"It is unnecessary to kill off the boys here. Patience will give us what we want."
Maj. Gen. Sterling Price, Sept. 18, 1861
Following the Southern victory at the Battle of Wilson’s Creek near Springfield, Mo., Maj. Gen. Sterling Price, marched his 7,000 pro-Southern troops to the prosperous Missouri River town of Lexington. Col James A. Mulligan had already reached Lexington and commanded a Union garrison of 3,500 men, comprised largely of his 23rd Illinois “Irish Brigade”.

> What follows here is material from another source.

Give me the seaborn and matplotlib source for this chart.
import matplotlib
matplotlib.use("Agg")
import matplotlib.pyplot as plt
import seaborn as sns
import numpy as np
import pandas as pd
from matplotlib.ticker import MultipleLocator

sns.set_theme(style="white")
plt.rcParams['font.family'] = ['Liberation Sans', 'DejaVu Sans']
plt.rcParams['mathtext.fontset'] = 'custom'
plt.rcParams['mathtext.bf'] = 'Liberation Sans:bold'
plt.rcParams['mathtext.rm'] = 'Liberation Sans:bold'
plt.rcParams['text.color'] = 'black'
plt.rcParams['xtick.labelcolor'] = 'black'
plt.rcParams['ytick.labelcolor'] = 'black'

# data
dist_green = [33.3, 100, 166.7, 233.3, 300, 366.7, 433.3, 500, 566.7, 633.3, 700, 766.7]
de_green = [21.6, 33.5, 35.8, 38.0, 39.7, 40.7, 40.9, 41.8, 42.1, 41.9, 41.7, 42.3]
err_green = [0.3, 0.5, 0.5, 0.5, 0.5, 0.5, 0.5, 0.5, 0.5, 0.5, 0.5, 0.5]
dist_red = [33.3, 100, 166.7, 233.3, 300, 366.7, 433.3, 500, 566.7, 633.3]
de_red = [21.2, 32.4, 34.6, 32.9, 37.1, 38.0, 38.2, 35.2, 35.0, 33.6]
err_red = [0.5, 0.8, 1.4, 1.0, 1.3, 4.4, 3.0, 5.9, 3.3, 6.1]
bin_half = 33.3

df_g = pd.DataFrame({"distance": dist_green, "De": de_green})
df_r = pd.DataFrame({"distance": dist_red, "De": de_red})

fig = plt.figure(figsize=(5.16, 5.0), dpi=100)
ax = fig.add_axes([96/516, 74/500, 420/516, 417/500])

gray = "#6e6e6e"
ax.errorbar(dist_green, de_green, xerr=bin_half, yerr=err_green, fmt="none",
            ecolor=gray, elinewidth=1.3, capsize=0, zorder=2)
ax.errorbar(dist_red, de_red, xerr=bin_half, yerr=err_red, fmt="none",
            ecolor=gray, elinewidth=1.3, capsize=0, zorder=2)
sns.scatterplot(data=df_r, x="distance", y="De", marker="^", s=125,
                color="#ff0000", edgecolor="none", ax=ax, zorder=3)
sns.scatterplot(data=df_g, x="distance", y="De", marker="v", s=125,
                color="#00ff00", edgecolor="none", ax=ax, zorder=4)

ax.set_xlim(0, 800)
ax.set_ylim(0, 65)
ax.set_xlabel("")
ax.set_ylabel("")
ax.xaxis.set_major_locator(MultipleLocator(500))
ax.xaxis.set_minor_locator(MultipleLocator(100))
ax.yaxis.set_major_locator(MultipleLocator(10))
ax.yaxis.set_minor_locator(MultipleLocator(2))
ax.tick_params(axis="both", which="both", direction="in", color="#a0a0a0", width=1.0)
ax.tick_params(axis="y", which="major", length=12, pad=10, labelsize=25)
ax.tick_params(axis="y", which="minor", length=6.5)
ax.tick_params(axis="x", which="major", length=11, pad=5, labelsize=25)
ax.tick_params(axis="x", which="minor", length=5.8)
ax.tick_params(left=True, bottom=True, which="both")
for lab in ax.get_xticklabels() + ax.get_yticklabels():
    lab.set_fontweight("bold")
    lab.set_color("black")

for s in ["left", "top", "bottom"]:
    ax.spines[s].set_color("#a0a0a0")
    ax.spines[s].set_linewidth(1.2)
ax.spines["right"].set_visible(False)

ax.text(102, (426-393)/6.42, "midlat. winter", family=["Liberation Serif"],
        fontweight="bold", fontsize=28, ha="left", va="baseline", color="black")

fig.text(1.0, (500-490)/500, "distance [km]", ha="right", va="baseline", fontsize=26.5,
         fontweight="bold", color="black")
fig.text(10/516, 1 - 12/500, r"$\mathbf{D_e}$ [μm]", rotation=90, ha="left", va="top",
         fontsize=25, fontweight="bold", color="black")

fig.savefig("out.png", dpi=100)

On the first day of the Battle of Lexington, Price’s men faced heavy Union artillery fire, but succeeded in pushing the Union outposts back to their inner fortifications around the Masonic College. Some of the fiercest fighting occurred around Oliver Anderson’s house, which served as a Union hospital. When the Missourians captured the house, Mulligan was outraged by what he considered a breach of the rules of war. His Irish troops recaptured the house in a bloody attack, but were quickly driven back again by Price’s men.
Throughout the day on Sept. 19, the Rebel troops consolidated their forces and kept the Yankees under heavy artillery fire. On Sept. 20, Price’s men made a mobile breastwork of hemp bales taken from a local warehouse. By pushing the hemp bales in front of them, they were able to move close enough to make a final assault on the Union works. Low on food, water and ammunition, Mulligan requested surrender terms and by 2 p.m. his men had marched out and laid down their arms.
Much of the battlefield is preserved today as Battle of Lexington State Historic Site.